Nonwoven Geotextile Interlayers in Concrete Pavements

Paving Equipment

Improving Pavement in America

Pavement engineers are constantly seeking out proven innovative concepts with the potential to improve pavement performance while reducing costs. An example of such a concept is the use of a nonwoven geotextile as an alternative to hot-mix asphalt (HMA) between cementitious layers. Proven by German engineers to be effective, this concept is not common or widespread in the U.S. However, as part of a recent effort to demonstrate the use of nonwoven geotextile interlayers as concrete pavement interlayers, initial recommendations for materials specifications and better construction practices were developed. Implementation of a nonwoven geotextile interlayer was successful in two recent field trials in Missouri and Oklahoma. The material proved to be cost effective, required minimal training and equipment during construction, and could be placed rapidly. As a result, nonwoven geotextiles have the potential to be a viable alternative to more conventional materials as an interlayer in the U.S. pavements.

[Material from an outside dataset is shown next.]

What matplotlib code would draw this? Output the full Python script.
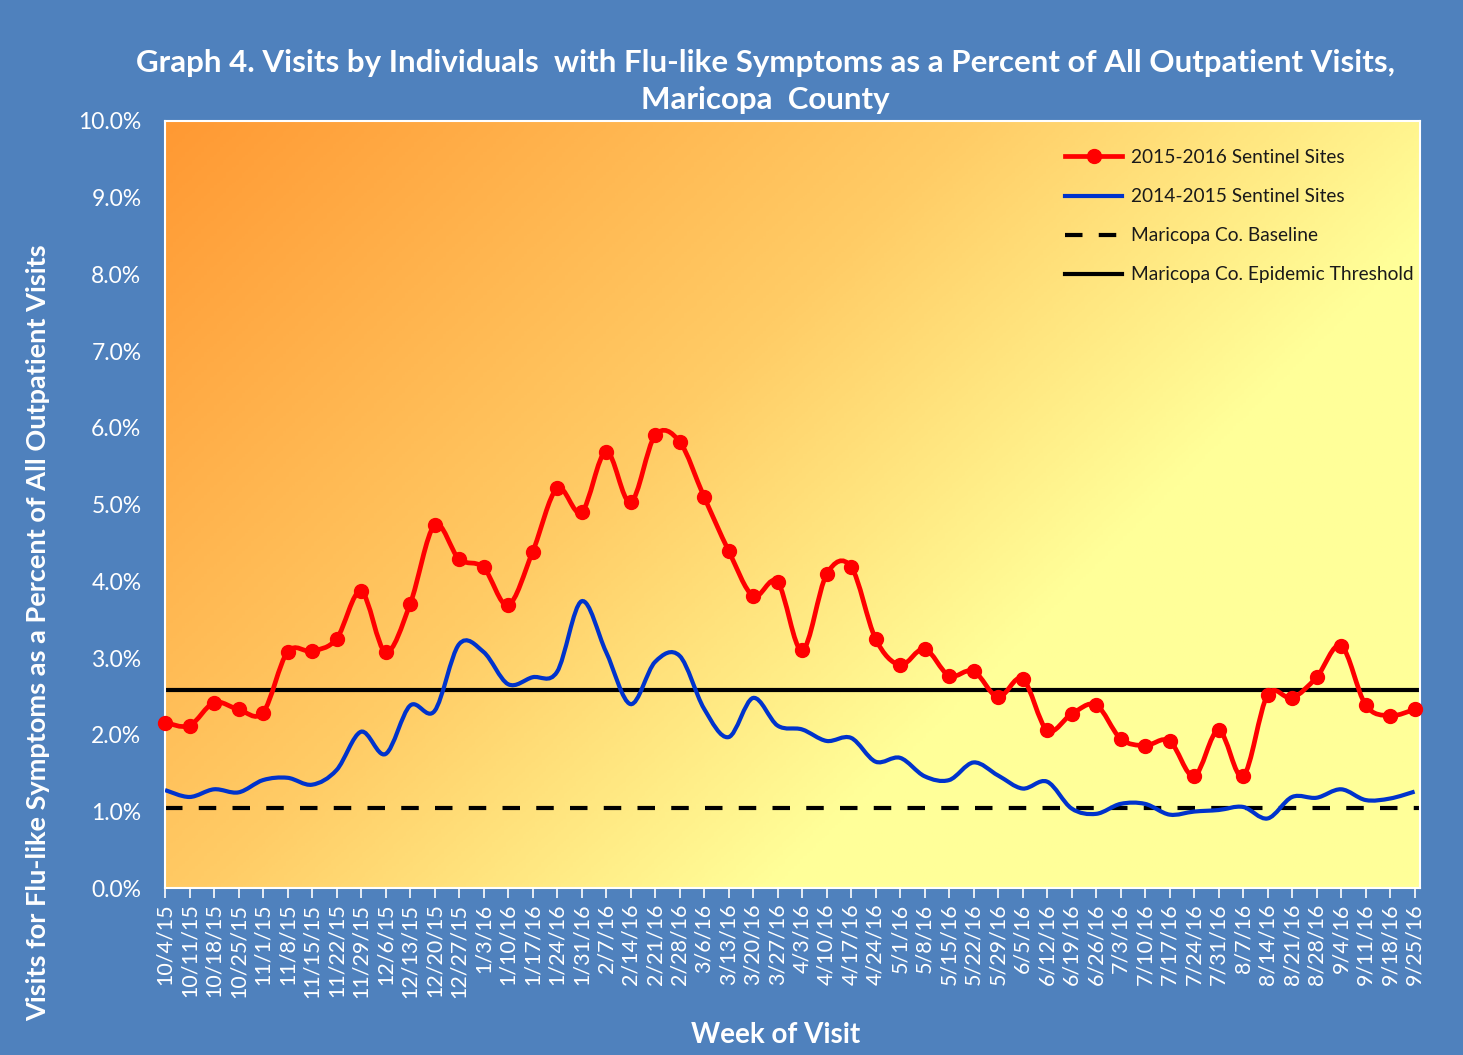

  • Separation – keeps discontinuities (cracks or joints) in the underlying cementitious layer from reflecting to the surface layer. This requires a material that possesses a degree of compliance that can accommodate the anticipated movements in the base layer.
  • Drainage – channels away water that infiltrates into the pavement structure at the surface. The concept is that water should drain into the interlayer and then along the (cross-) sloped surface to the pavement edge. Because of this, German practice requires that the geotextile either terminate next to a drainage layer or be daylighted (allowing the egress of water). The drainage function also requires that the geotextile have enough permeability to allow a minimum flow rate in three dimensions.
  • Bedding – reduces bearing stresses and the effects of dynamic traffic loads. This function also requires a geotextile material that has some degree of compliance, but not so much that inadequate support stiffness results.


  • Cost Savings – lower cost for material and installation.
  • Expedited Construction – rapid installation, with firsthand observations revealing installation rates exceeding that of paving.
  • Ease of Construction – requiring a minimum of training and equipment

In Germany, nonwoven geotextile interlayers have been used in concrete pavements for more than a quarter of a century. During that time, German engineering has proven nonwoven geotextiles placed between a concrete pavement surface and a cement-treated base (CTB) reduces bonding, facilitates subsurface drainage, and minimizes bearing stresses.